Question

Given sin x=-3/7 and tan x <0 find cos 2u

Answer 1

To find the value of cos 2x we first need to find the value of cos x.

Now we know that:

`\cos ^2x+\sin ^2x=1`

Plugging the value of the sine given we have that:

`\begin{gathered} \cos ^2x+(-(3)/(7))^2=1 \\ \cos ^2x+(9)/(49)=1 \\ \cos ^2x=1-(9)/(49) \\ \cos ^2x=(40)/(49) \\ \cos x=\pm\sqrt[]{(40)/(49)} \\ \cos x=\pm\frac{2\sqrt[]{10}}{7} \end{gathered}`

Now, from finding the cosine from this identity we get two possible values; we need to determine whether the cosine is positive or negative. To do this we have to notice two things; first we notice that the sine is negative, that means that the angle x is on the third or fourth quadrant of the plane (this comes from the fact that the sine is negative for angles greater than pi and less than 2 pi). The second thing we have to notice is that the tangent is negative, this only happens if the angle is on the second or fourth quadrant. Hence, combining this two facts we conclude that the angle is on the fourth quadrant.

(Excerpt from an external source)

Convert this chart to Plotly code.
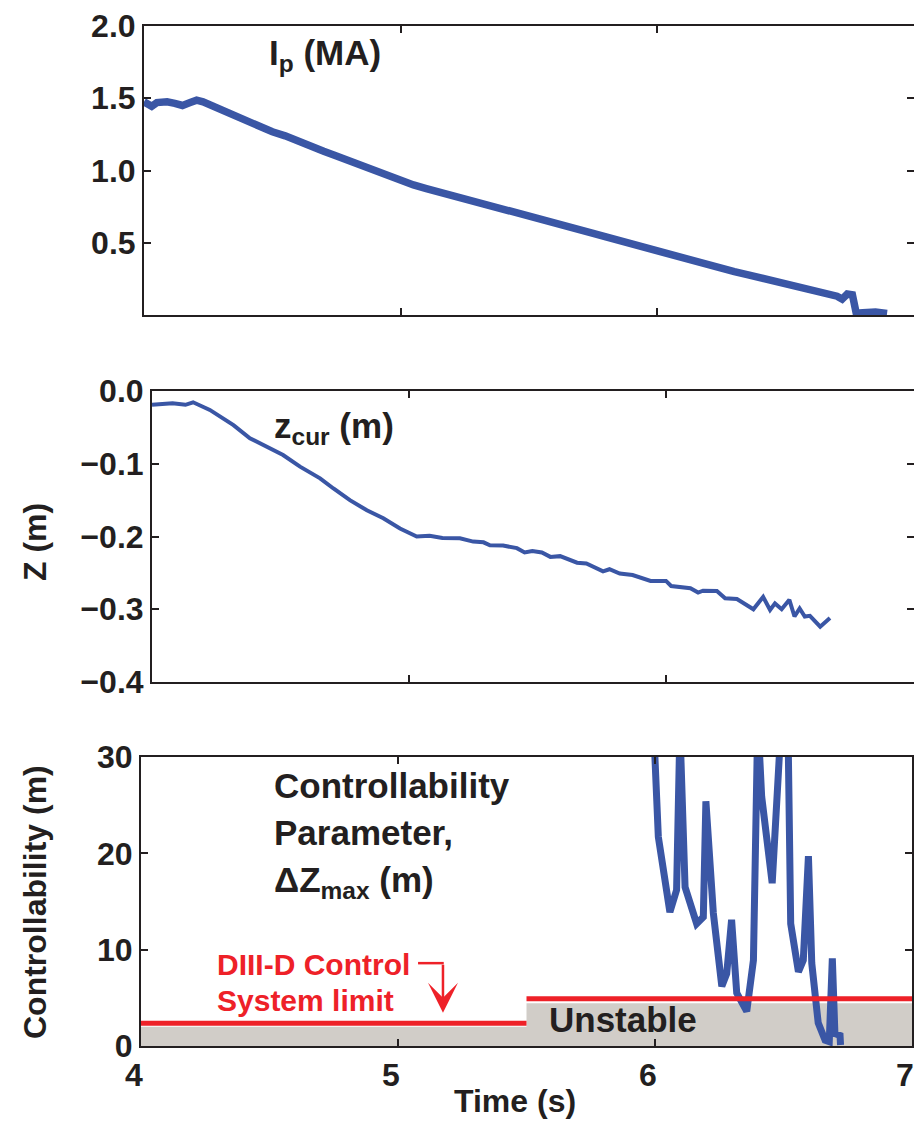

Now that we know where the angle is we have to remember that the cosine functions is positive if the angle is on the first or fourth quadrant, therefore we conclude that:

`\cos x=\frac{2\sqrt[]{10}}{7}`

Now that we have the value of the cosine we have to remember that we have the identity:

`\cos 2x=\cos ^2x-\sin ^2x`

Plugging the values we have for the sine and cosine we have:

`\begin{gathered} \cos 2x=(\frac{2\sqrt[]{10}}{7})^2-(-(3)/(7))^2 \\ =(40)/(49)-(9)/(49) \\ =(31)/(49) \end{gathered}`

Therefore:

`\cos 2x=(31)/(49)`

Other way to solve this problem is to remember that:

`\cos 2x=1-2\sin ^2x`

Plugging the value of the sine we have:

`\begin{gathered} \cos 2x=1-2(-(3)/(7))^2 \\ =1-2((9)/(49)) \\ =1-(18)/(49) \\ =(31)/(49) \end{gathered}`

This is the same result we got from the long way.